L'histoire :
Située en bordure extrême d’une falaise sur la Côte d’Albâtre (dans la Manche), la maison de Madeleine menace de plus en plus de s’écrouler. La situation précaire de cette octogénaire aveugle défraie la chronique médiatique, au point d’attirer jusqu’à elle des hordes de touristes curieux. A bout de nerfs, le maire de Troumesnil est chaque heure prévenu d’un danger imminent… ou d’une catastrophe. Ce jour-là, c’est un nouveau morceau de la falaise qui s’est écroulé sur Churchill, un bouledogue français amateur de chasse au goéland. Cet éboulement dû à l’érosion a créé une sorte d’arche gigantesque au-dessus de la grève. Et forcément, la maison de Madeleine se retrouve à l’extrémité de la péninsule, au-dessus de la pile la plus avancée vers la mer. Le policier municipal voit dans cette tragédie l’occasion d’un nouvel argument pour convaincre Madeleine de quitter sa maison et de partir en Ehpad. Persister à rester habiter là n’est plus dangereux pour elle-même, mais aussi pour les autres. Mais ça ne suffit pas à convaincre Madeleine, qui vient de se faire installer la domotique connectée dernier-cri, par une entreprise américaine. Mais la nuit suivante, la petite Emma, maîtresse de Churchill décide de partir fouiller les blocs de calcaire à la recherche de son chien, pile sous l’arche, alors même que la mer monte et que se prépare un gros orage…
Ce qu'on en pense sur la planète BD :
Le tome 1 donnait le ton d’une chronique écologique contemporaine sous le prisme de l’humour. L’érosion naturelle des falaises normandes s’accélère sous l’effet du réchauffement climatique… et la maison de Madeleine se retrouve au début de cette suite dans une situation rocambolesque à souhait, dernier vestige perché au bout d’une étroite péninsule à 60 mètres au-dessus de la grève. Bruno Duhamel enfonce le clou de sa fable du monde moderne, en utilisant toujours la gouaille de cette mamie aveugle à fort caractère, qui balance ses punchlines et résiste comme elle le peut aux injonctions de notre belle époque. Malmené dans le premier tome, le personnage du maire se trouve réhabilité, notamment en jouant un second rôle sympathique. Surtout, c’est en s’apercevant de ce qu’on risque de perdre, qu’on se contente de ce qu’on a : par contraste, l’auteur lui glisse un opposant politique facho qui tente de profiter de la situation. Sans avoir l’air d’y toucher, Duhamel brasse ainsi bien des aberrations de notre époque, un peu à la manière du film La crise.
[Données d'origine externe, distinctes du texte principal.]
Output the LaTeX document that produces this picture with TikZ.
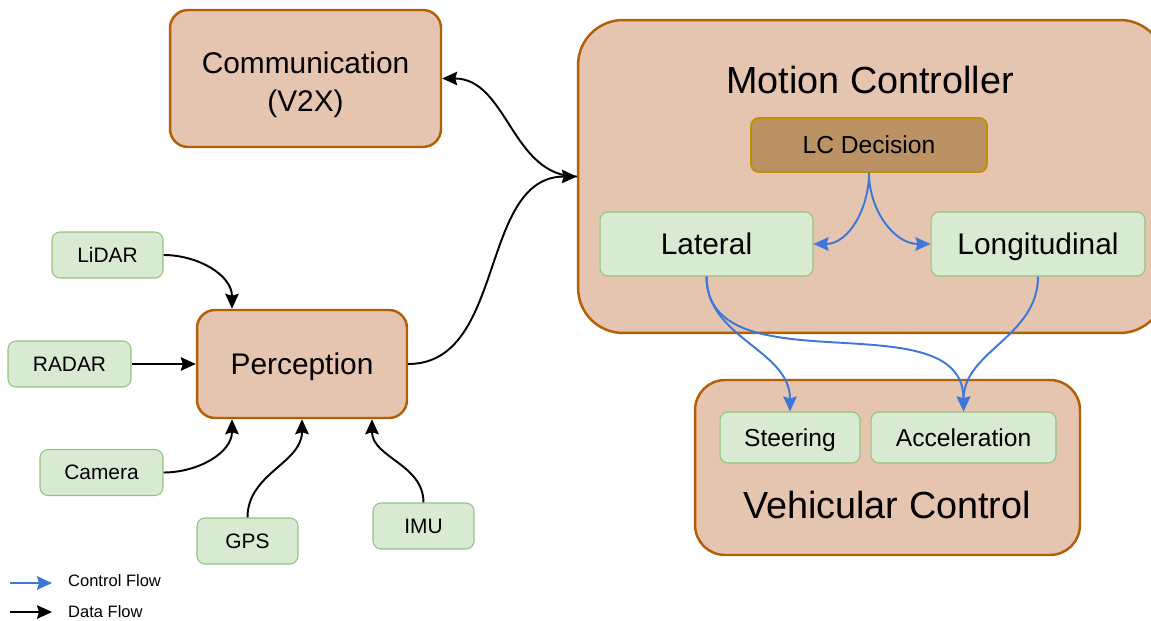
\documentclass[tikz,border=0pt]{standalone}
\usepackage{fontspec}
\setmainfont{Liberation Sans}
\definecolor{stackFill}{HTML}{E5C4B0}
\definecolor{stackEdge}{HTML}{B45F06}
\definecolor{decisionFill}{HTML}{BA9264}
\definecolor{decisionEdge}{HTML}{BF9000}
\definecolor{sensorFill}{HTML}{D9EAD3}
\definecolor{sensorEdge}{HTML}{93C47D}
\definecolor{controlBlue}{HTML}{3C78D8}
\usetikzlibrary{arrows.meta, positioning, calc}

\begin{document}
\begin{tikzpicture}[
        x=0.02cm, y=-0.02cm,
        node distance=0.2cm,
        bigtext/.style={font=\fontsize{17}{21.5}\selectfont, text height=15.9pt, text depth=3.7pt},
        midtext/.style={font=\fontsize{14}{17}\selectfont, text height=13.1pt, text depth=3.1pt},
        smalltext/.style={font=\fontsize{11.9}{14}\selectfont, text height=11.1pt, text depth=2.6pt},
        stackbox/.style={
          rounded corners=0.36cm,
          draw=stackEdge,
          fill=stackFill,
          line width=1.4pt,
          align=center,
          inner sep=0pt,
          bigtext,
        },
        decisionbox/.style={
          rounded corners=0.16cm,
          draw=decisionEdge,
          fill=decisionFill,
          line width=1.1pt,
          minimum width=4.72cm,
          minimum height=1.08cm,
          inner sep=0pt,
          midtext,
        },
        sensorbox/.style={
          rounded corners=0.16cm,
          draw=sensorEdge,
          fill=sensorFill,
          line width=0.6pt,
          minimum height=0.92cm,
          inner sep=0pt,
          smalltext,
        },
        title/.style={font=\fontsize{21.5}{26}\selectfont},
        dataarr/.style={-{Stealth[length=0.3cm, width=0.27cm, inset=0.04cm]}, black, line width=1.1pt},
        ctrlarr/.style={-{Stealth[length=0.3cm, width=0.27cm, inset=0.04cm]}, controlBlue, line width=1.1pt},
      ]
        \useasboundingbox (0,0) rectangle (1151,621);
        \clip (0,0) rectangle (1151,621);

        \node[stackbox, minimum width=5.42cm, minimum height=2.74cm, text height=41pt] (comm) at (305.5,78.5) {Communication\\(V2X)};
        \node[stackbox, rounded corners=0.9cm, minimum width=11.74cm, minimum height=6.26cm] (mc) at (871.5,176.5) {};
        \node[title] (mctitle) at (870,80) {Motion Controller};
        \node[decisionbox] (lc) at (869,145) {LC Decision};
        \node[sensorbox, minimum width=4.26cm, minimum height=1.28cm, bigtext] (lat) at (706.5,244) {Lateral};
        \node[sensorbox, minimum width=4.28cm, minimum height=1.28cm, bigtext] (lon) at (1038,244) {Longitudinal};

        \node[stackbox, minimum width=4.2cm, minimum height=2.16cm] (perc) at (302,364) {Perception};
        \node[stackbox, rounded corners=0.6cm, minimum width=7.7cm, minimum height=3.5cm] (vc) at (887.5,467.5) {};
        \node[title] (vctitle) at (887,505) {Vehicular Control};
        \node[sensorbox, minimum width=2.8cm, minimum height=1.02cm, midtext] (steer) at (790,437.5) {Steering};
        \node[sensorbox, minimum width=3.7cm, minimum height=1.02cm, midtext, right=of steer] (accel) {Acceleration};

        \node[sensorbox, minimum width=2.22cm] (lidar) at (107.5,255) {LiDAR};
        \node[sensorbox, minimum width=2.46cm] (radar) at (69.5,364) {RADAR};
        \node[sensorbox, minimum width=2.46cm] (camera) at (101.5,472.5) {Camera};
        \node[sensorbox, minimum width=2.02cm] (gps) at (247.5,541) {GPS};
        \node[sensorbox, minimum width=2.02cm] (imu) at (423.5,526) {IMU};

        \draw[dataarr, {Stealth[length=0.3cm, width=0.27cm, inset=0.04cm]}-] (comm.east) to[out=0, in=180] (mc.west);
        \draw[dataarr] (perc.east) to[out=0, in=180] (mc.west);
        \draw[dataarr] (lidar.east) to[out=0, in=90] ($(perc.north)+(-70,0)$);
        \draw[dataarr] (radar.east) -- (perc.west);
        \draw[dataarr] (camera.east) to[out=0, in=-90] ($(perc.south)+(-70,0)$);
        \draw[dataarr] (gps.north) to[out=90, in=-90] (perc.south);
        \draw[dataarr] (imu.north) to[out=90, in=-90] ($(perc.south)+(70,0)$);

        \draw[ctrlarr] (lc.south) to[out=-90, in=0] (lat.east);
        \draw[ctrlarr] (lc.south) to[out=-90, in=180] (lon.west);
        \draw[ctrlarr] (lat.south) to[out=-90, in=90] (steer.north);
        \draw[ctrlarr] (lat.south) to[out=-90, in=90] (accel.north);
        \draw[ctrlarr] (lon.south) to[out=-90, in=90] (accel.north);

        \coordinate (ctrlstart) at (10,583);
        \coordinate (ctrlend) at (52,583);
        \coordinate (datastart) at (10,612);
        \coordinate (dataend) at (52,612);
        \node[anchor=west, font=\fontsize{9.4}{11}\selectfont] (ctrllabel) at (62,581) {Control Flow};
        \node[anchor=west, font=\fontsize{9.4}{11}\selectfont] (datalabel) at (62,612) {Data Flow};
        \draw[ctrlarr] (ctrlstart) -- (ctrlend);
        \draw[dataarr] (datastart) -- (dataend);
      \end{tikzpicture}
\end{document}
Il écorne tour à tour le marketing des croquettes pour chat, les intelligences artificielles qui prévoient trop, ou le bruit de fond politique nauséabond qui utilise les boucs émissaires… Si le résultat est un tantinet rocambolesque, c’est pour apporter la légèreté comique nécessaire et éviter l’écueil du dogmatisme donneur de leçon. Le dessin semi-réaliste – assurément l’un des plus équilibré et esthétique du 9ème art actuel – joue aussi beaucoup sur cette ambiance douce-amère délicatement burlesque, qui va jusqu’à placer un lance-roquette entre les mains de notre adorable mamie rebelle.